Supreme Court Agrees to Revisit Section 377

In June of 2016, some high-profile LGBT celebrities had petitioned the Supreme Court to quash section 377 , which criminalises homosexuality. In response to that, the Supreme Court has agreed to review Section 377 and referred the case to a larger Bench.

A five judge Bench is already considering a curative petition filed by Naz Foundation.

That petition was filed by chef Ritu Dalmia, hotelier Aman Nath and dancer N.S. Johar, who had  sought protection of their sexual rights on the ground that it is an integral part of the fundamental right to life.

The petition had said, “The petitioners are not seeking protection only as sexual minorities but recognition of characteristics that inhere to all human beings. A right to sexuality, sexual autonomy and freedom to choose a sexual partner forms the cornerstone of human dignity which is protected under Article 21 of the Constitution,”

The court noted the arguments of senior advocate Arvind Datar, who appeared for the petitioners, that Section 377 IPC is not a reasonable restriction on the fundamental right to choice.

Initially, the Bench seemed reluctant, because a five judge Bench is already considering a curative petition by Naz against 2013 verdict. Mr. Datar, however prevailed, saying while Naz is an NGO, he is representing petitioners. not the Naz foundation.

The three-judge Bench led by Chief Justice of India Dipak Misra decided to revisit its December 2013 verdict.

The apex court said a section of people cannot live in fear of the law which atrophies their right to choice and natural sexual inclinations.
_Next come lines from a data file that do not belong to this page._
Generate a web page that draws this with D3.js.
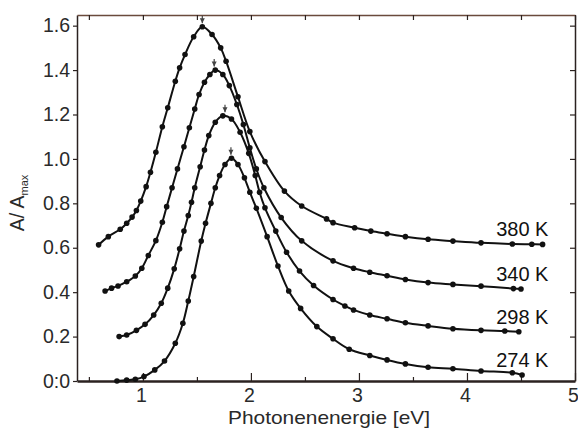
<!DOCTYPE html>
<html><head><meta charset="utf-8">
<script src="https://cdn.jsdelivr.net/npm/d3@7/dist/d3.min.js"></script>
<style>
html,body{margin:0;padding:0;background:#fff;}
svg{display:block;font-family:"Liberation Sans",Arial,sans-serif;}
</style></head>
<body><svg id="chart" width="578" height="430"></svg>
<script>
// ---- data (photon energy in eV, normalised absorbance A/Amax) ----
const seriesNames = ["380 K", "340 K", "298 K", "274 K"];
const e380 = [0.59,0.68,0.79,0.85,0.90,0.94,0.98,1.03,1.07,1.12,1.18,1.23,1.30,1.34,1.39,1.47,1.55,1.64,1.72,1.77,1.88,1.99,2.13,2.31,2.47,2.70,2.76,2.96,3.11,3.26,3.43,3.64,3.87,4.13,4.42,4.60,4.70];
const a380 = [0.613,0.65,0.683,0.71,0.738,0.768,0.81,0.875,0.94,1.03,1.145,1.23,1.35,1.41,1.47,1.55,1.595,1.56,1.50,1.44,1.28,1.123,0.988,0.855,0.788,0.73,0.713,0.69,0.675,0.663,0.65,0.638,0.63,0.622,0.617,0.616,0.615];
const e340 = [0.65,0.71,0.77,0.85,0.93,0.99,1.05,1.12,1.18,1.22,1.27,1.32,1.38,1.43,1.48,1.52,1.57,1.62,1.67,1.74,1.80,1.87,1.93,1.99,2.05,2.12,2.28,2.47,2.76,2.95,3.10,3.26,3.43,3.64,3.87,4.13,4.43,4.50];
const a340 = [0.405,0.418,0.428,0.447,0.473,0.508,0.565,0.632,0.715,0.785,0.87,0.955,1.055,1.14,1.225,1.29,1.345,1.38,1.40,1.38,1.33,1.245,1.155,1.05,0.955,0.87,0.736,0.631,0.541,0.508,0.49,0.474,0.457,0.443,0.435,0.427,0.416,0.414];
const e298 = [0.78,0.85,0.94,1.02,1.10,1.17,1.23,1.29,1.34,1.38,1.42,1.45,1.48,1.53,1.57,1.61,1.67,1.74,1.82,1.90,1.98,2.04,2.08,2.13,2.23,2.33,2.45,2.58,2.76,2.87,2.95,3.10,3.26,3.43,3.64,3.87,4.13,4.35,4.48];
const a298 = [0.20,0.207,0.228,0.255,0.297,0.35,0.418,0.505,0.595,0.675,0.745,0.805,0.87,0.965,1.04,1.105,1.165,1.194,1.18,1.12,1.025,0.925,0.85,0.78,0.675,0.58,0.495,0.43,0.367,0.338,0.32,0.297,0.28,0.262,0.248,0.235,0.228,0.225,0.222];
const e274 = [0.76,0.85,0.93,1.01,1.11,1.20,1.30,1.37,1.42,1.47,1.54,1.58,1.63,1.67,1.71,1.76,1.82,1.88,1.94,1.99,2.05,2.15,2.25,2.35,2.46,2.61,2.76,2.91,3.10,3.26,3.43,3.64,3.87,4.13,4.42,4.51];
const a274 = [0.0,0.004,0.008,0.02,0.05,0.09,0.17,0.26,0.36,0.47,0.63,0.71,0.80,0.87,0.925,0.975,1.003,0.975,0.915,0.85,0.778,0.65,0.518,0.405,0.327,0.245,0.19,0.143,0.115,0.095,0.077,0.062,0.055,0.045,0.037,0.027];
const peakEnergy = [1.55, 1.66, 1.76, 1.815];
const peakValue  = [1.595, 1.40, 1.194, 1.003];
const xMajorTicks = [1, 2, 3, 4, 5];
const xMinorTicks = [0.5, 1.5, 2.5, 3.5, 4.5];
const yTicks = [0, 0.2, 0.4, 0.6, 0.8, 1.0, 1.2, 1.4, 1.6];
const yTickLabels = ["0:0","0.2","0.4","0.6","0.8","1.0","1.2","1.4","1.6"];
const xTitle = "Photonenenergie [eV]";

// ---- layout ----
const L = 77, R = 575, T = 15, B = 381;
const x = d3.scaleLinear().domain([0.39, 5.0]).range([L, R]);
const y = d3.scaleLinear().domain([0, 1.648]).range([B, T]);
const svg = d3.select("#chart");
const frame = "#2b2220";
const txt = "#2a2a2a";

const series = [
  {name: seriesNames[0], e: e380, a: a380},
  {name: seriesNames[1], e: e340, a: a340},
  {name: seriesNames[2], e: e298, a: a298},
  {name: seriesNames[3], e: e274, a: a274}
].map(s => ({name: s.name, pts: s.e.map((v, i) => [v, s.a[i]])}));

// ---- axes ----
const gl = svg.append("g").attr("transform", `translate(${L},0)`)
  .call(d3.axisLeft(y).tickValues(yTicks).tickFormat((d, i) => yTickLabels[i])
    .tickSizeInner(4).tickSizeOuter(0).tickPadding(3));
const gr = svg.append("g").attr("transform", `translate(${R},0)`)
  .call(d3.axisLeft(y).tickValues(yTicks).tickFormat("").tickSizeInner(5).tickSizeOuter(0));
const gt = svg.append("g").attr("transform", `translate(0,${T})`)
  .call(d3.axisBottom(x).tickValues(xMajorTicks.concat(xMinorTicks)).tickFormat("").tickSizeInner(5).tickSizeOuter(0));
const gbm = svg.append("g").attr("transform", `translate(0,${B})`)
  .call(d3.axisBottom(x).tickValues(xMinorTicks).tickFormat("").tickSizeInner(-4).tickSizeOuter(0));
const gb = svg.append("g").attr("transform", `translate(0,${B})`)
  .call(d3.axisBottom(x).tickValues(xMajorTicks).tickFormat(d3.format("d")).tickSizeInner(-8).tickSizeOuter(0).tickPadding(7));

[gl, gr, gt, gb, gbm].forEach(g => {
  g.selectAll("path.domain").attr("stroke", frame).attr("stroke-width", 1.5);
  g.selectAll(".tick line").attr("stroke", frame).attr("stroke-width", 1.2);
  g.selectAll("text").attr("fill", txt).style("font-size", "19.5px")
    .style("font-family", '"Liberation Sans",Arial,sans-serif');
});
gb.selectAll("path.domain").attr("stroke-width", 2.5);
gbm.selectAll("path.domain").remove();
gt.selectAll("path.domain").attr("stroke", "#6a4a3c");
gb.selectAll("text").attr("dx", -2);

// ---- curves ----
const line = d3.line().x(d => x(d[0])).y(d => y(d[1])).curve(d3.curveCatmullRom.alpha(0.5));
const gs = svg.append("g");
series.forEach(s => {
  gs.append("path").attr("d", line(s.pts)).attr("fill", "none")
    .attr("stroke", "#111").attr("stroke-width", 2);
  gs.selectAll(null).data(s.pts).enter().append("circle")
    .attr("cx", d => x(d[0])).attr("cy", d => y(d[1])).attr("r", 2.8).attr("fill", "#111");
  const last = s.pts[s.pts.length - 1];
  svg.append("text").attr("x", x(4.27)).attr("y", y(last[1]) - 8)
    .attr("fill", "#111").style("font-size", "20px").text(s.name);
});

// peak arrows
peakEnergy.forEach((pe, i) => {
  const px = x(pe), top = y(peakValue[i] + 0.05), bot = y(peakValue[i] + 0.016);
  svg.append("line").attr("x1", px).attr("x2", px).attr("y1", top).attr("y2", bot)
    .attr("stroke", "#444").attr("stroke-width", 1.2);
  svg.append("path").attr("d", `M${px-2.5},${bot-5}L${px+2.5},${bot-5}L${px},${bot}Z`).attr("fill", "#444");
});

// ---- titles ----
svg.append("text").attr("x", 329).attr("y", 424).attr("text-anchor", "middle")
  .attr("fill", txt).style("font-size", "18.5px")
  .attr("textLength", 202).attr("lengthAdjust", "spacingAndGlyphs").text(xTitle);
const yt = svg.append("text").attr("transform", "translate(24,203) rotate(-90)")
  .attr("text-anchor", "middle").attr("fill", txt).style("font-size", "19.5px");
yt.append("tspan").text("A/ A");
yt.append("tspan").attr("dy", 4).style("font-size", "11px").text("max");
</script></body></html>
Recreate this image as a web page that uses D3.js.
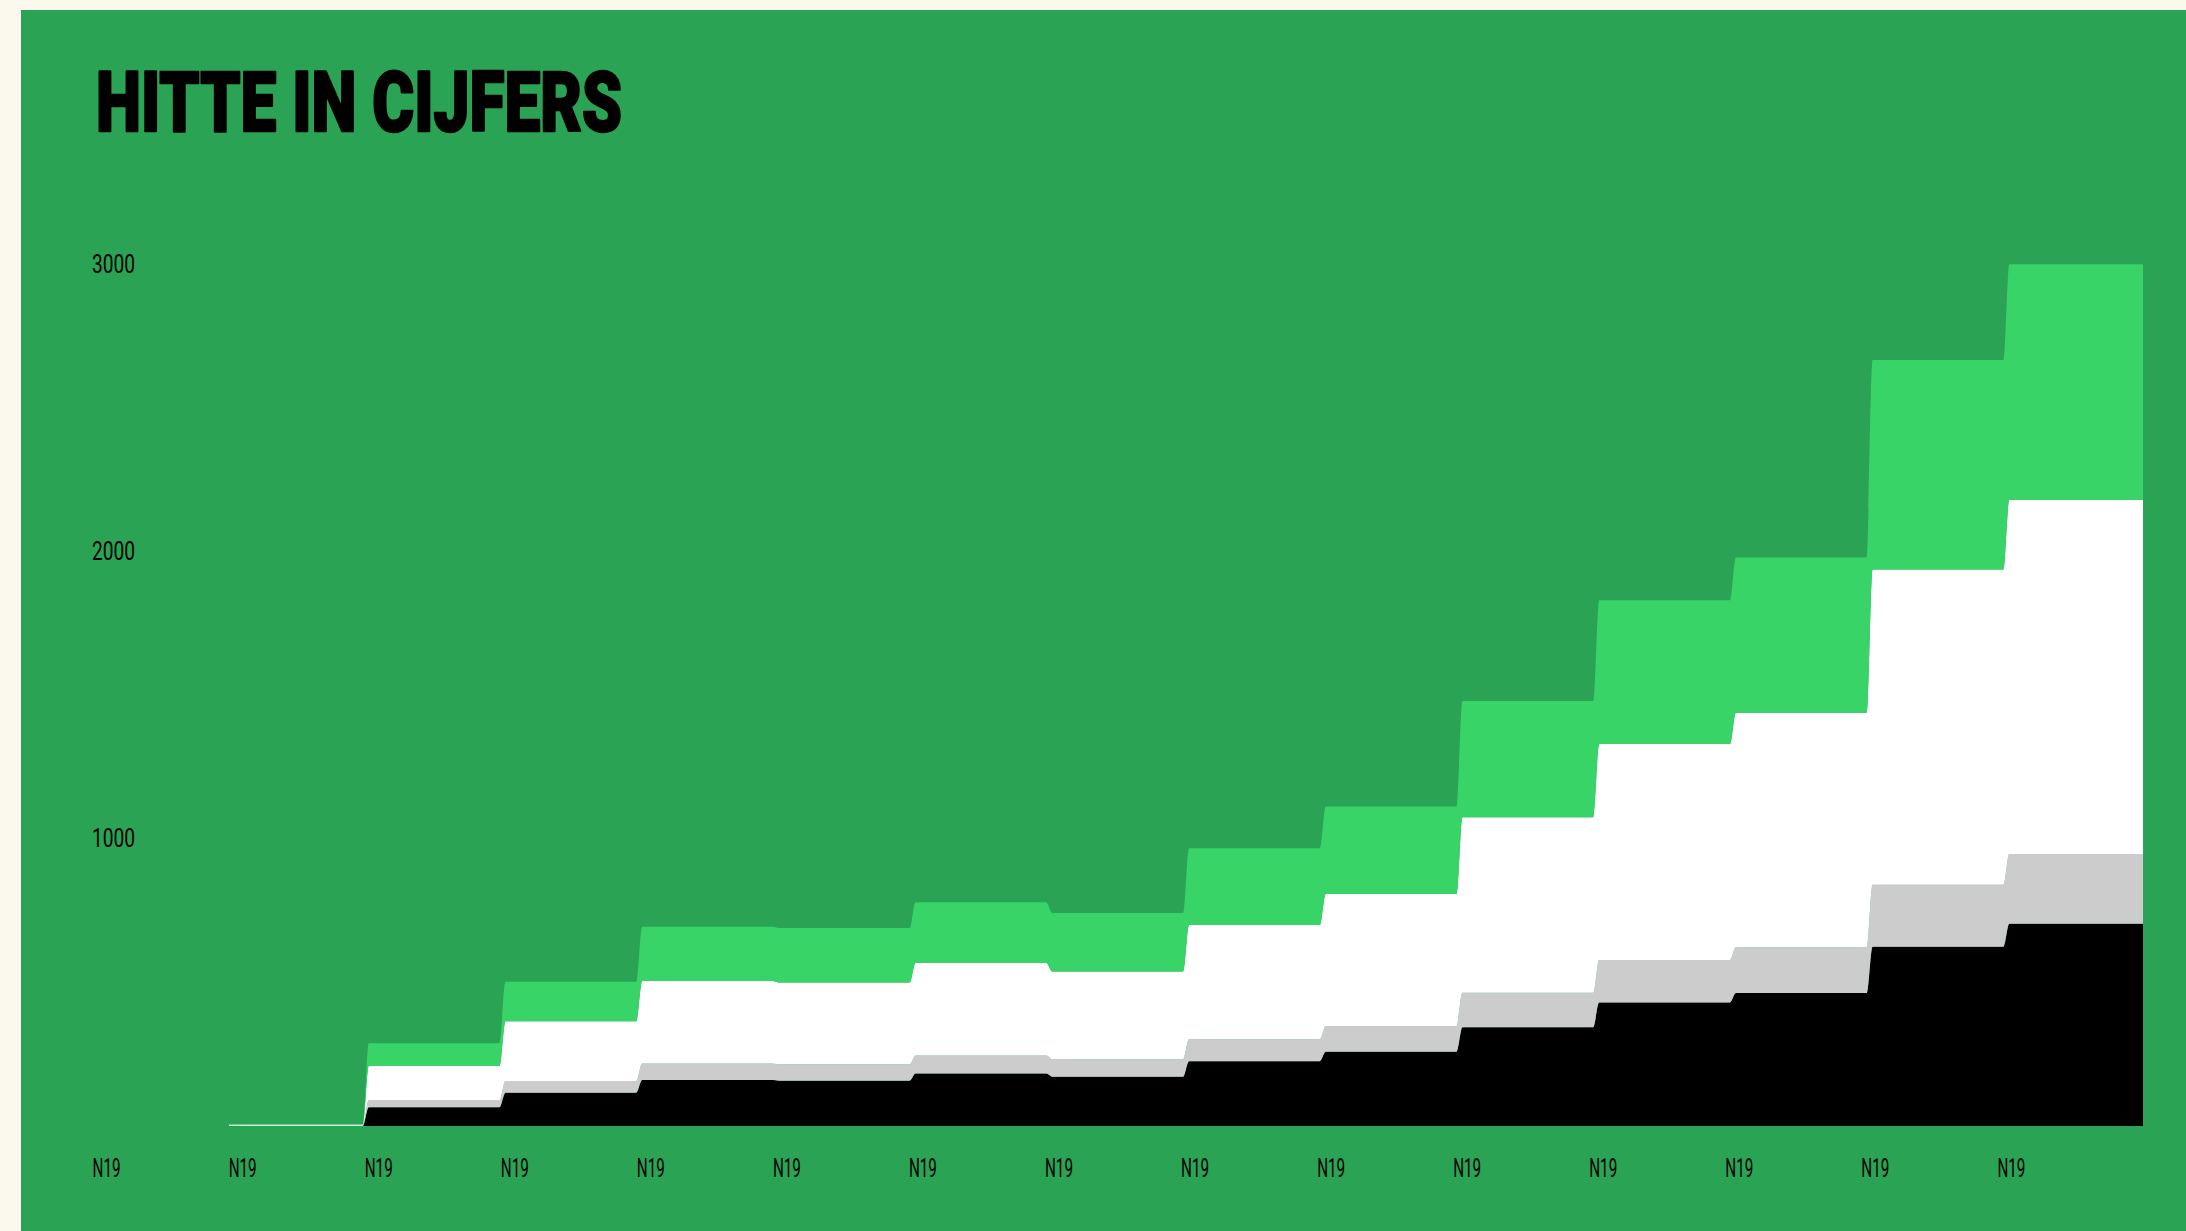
<!DOCTYPE html>
<html>
<head>
<meta charset="utf-8">
<script src="https://cdn.jsdelivr.net/npm/d3@7"></script>
<style>
  html, body { margin: 0; padding: 0; background: #fbf8ee; overflow: hidden; }
  svg { display: block; }
</style>
</head>
<body>
<svg id="chart" width="2186" height="1231"></svg>
<script>
// ---------- DATA ----------
const title = "HITTE IN CIJFERS";
const xTickLabels = ["N19","N19","N19","N19","N19","N19","N19","N19","N19","N19","N19","N19","N19","N19","N19"];
const yTickValues = [1000, 2000, 3000];
const seriesKeys = ["zwart", "grijs", "wit", "lichtgroen"];
// each value holds from tick position (index+1) up to the next tick position
const segmentStarts = [1,2,3,4,5,6,7,8,9,10,11,12,13,14];
const zwart      = [0, 65, 116, 160, 158, 183, 172, 226, 259, 344, 430, 463, 625, 705];
const grijs      = [1, 26,  41,  58,  57,  63,  61,  76,  89, 120, 148, 160, 216, 243];
const wit        = [4, 118, 208, 287, 285, 322, 305, 398, 460, 612, 753, 817, 1098, 1234];
const lichtgroen = [2, 79, 138, 189, 190, 212, 204, 268, 305, 405, 501, 541, 730, 821];

// ---------- STYLE / LAYOUT ----------
const W = 2186, H = 1231;
const colors = { zwart: "#000000", grijs: "#cccccc", wit: "#ffffff", lichtgroen: "#39d468" };
const panelColor = "#2aa355";

const svg = d3.select("#chart");
svg.append("rect").attr("x", 21).attr("y", 10).attr("width", W - 21).attr("height", H - 10).attr("fill", panelColor);

const x = d3.scaleLinear().domain([0, xTickLabels.length]).range([92.3, 2143]);
const xLabelScale = d3.scaleLinear().domain([0, xTickLabels.length]).range([92.6, 2133.5]);
const y = d3.scaleLinear().domain([0, 3000]).range([1126, 265]);

const table = segmentStarts.map((s, i) => ({
  start: s, zwart: zwart[i], grijs: grijs[i], wit: wit[i], lichtgroen: lichtgroen[i]
}));
const stacked = d3.stack().keys(seriesKeys)(table);

const d = 3; // half-width of rounded step transition
const area = d3.area()
  .x(p => p.x)
  .y0(p => y(p.y0))
  .y1(p => y(p.y1))
  .curve(d3.curveMonotoneX);

stacked.forEach(layer => {
  const pts = [];
  layer.forEach((seg, i) => {
    const xs = x(seg.data.start) + (i === 0 ? 0 : d);
    const xe = x(seg.data.start + 1) - (i === layer.length - 1 ? 0 : d);
    pts.push({ x: xs, y0: seg[0], y1: seg[1] });
    pts.push({ x: xe, y0: seg[0], y1: seg[1] });
  });
  svg.append("path")
    .attr("d", area(pts))
    .attr("fill", colors[layer.key]);
});

// ---------- TEXT ----------
function squeeze(sel, targetWidth, refWidth) {
  sel.each(function () {
    const t = d3.select(this);
    const tx = +t.attr("x"), ty = +t.attr("y");
    const w = refWidth || this.getComputedTextLength();
    const s = targetWidth / w;
    t.attr("transform", `translate(${tx},${ty}) scale(${s},1) translate(${-tx},${-ty})`);
  });
}

const titleText = svg.append("text")
  .attr("x", 96).attr("y", 131)
  .attr("font-family", "Roboto, 'Noto Sans', sans-serif")
  .attr("font-weight", 900)
  .attr("font-size", 83)
  .attr("fill", "#000")
  .attr("stroke", "#000")
  .attr("stroke-width", 2.5)
  .attr("stroke-linejoin", "round")
  .text(title);
squeeze(titleText, 526);

// y labels
const yLab = svg.append("g").selectAll("text").data(yTickValues).join("text")
  .attr("x", 92)
  .attr("y", v => y(v) + 8.5)
  .attr("font-family", "Roboto, sans-serif")
  .attr("font-weight", 400)
  .attr("font-size", 25)
  .attr("fill", "#000")
  .text(v => v);
const refY = yLab.filter(v => v === 3000).node().getComputedTextLength();
squeeze(yLab, 43, refY);

// x labels
const xLab = svg.append("g").selectAll("text").data(xTickLabels).join("text")
  .attr("x", (t, i) => xLabelScale(i))
  .attr("y", 1177)
  .attr("font-family", "Roboto, sans-serif")
  .attr("font-weight", 400)
  .attr("font-size", 25)
  .attr("fill", "#000")
  .text(t => t);
squeeze(xLab, 28);
</script>
</body>
</html>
It said societal morality changes with time and law should walk and change pace with life.

It added that “the determination of order of nature is not a common phenomenon. Individual autonomy and individual natural inclination cannot be atrophied unless the restrictions are determined as reasonable.”

The court observed that what is natural for one may not be natural for the other, but the confines of law cannot trample or curtail the inherent rights embedded with an individual under Article 21 (right to life) of the Constitution.

“Right to choose my partner is part of my fundamental right to privacy,” Mr. Datar submitted.

“But the privacy judgment says sexual partner means a natural partner,” Chief Justice Misra countered.

“Who my ‘natural’ partner should be is my choice,” Mr. Datar responded.

Chief Justice Misra then said Section 377 also criminalises beastiality. “What about carnal intercourse with animals?” the CJI asked.

“We are not on that part. Our petition is only about criminalising consensual sex between adults of the same sex,” Mr. Datar replied.


The relook comes months after some judges on a nine-judge Constitution Bench, which had held Right to Privacy as a fundamental right, denounced discrimination on the basis of sexual orientation.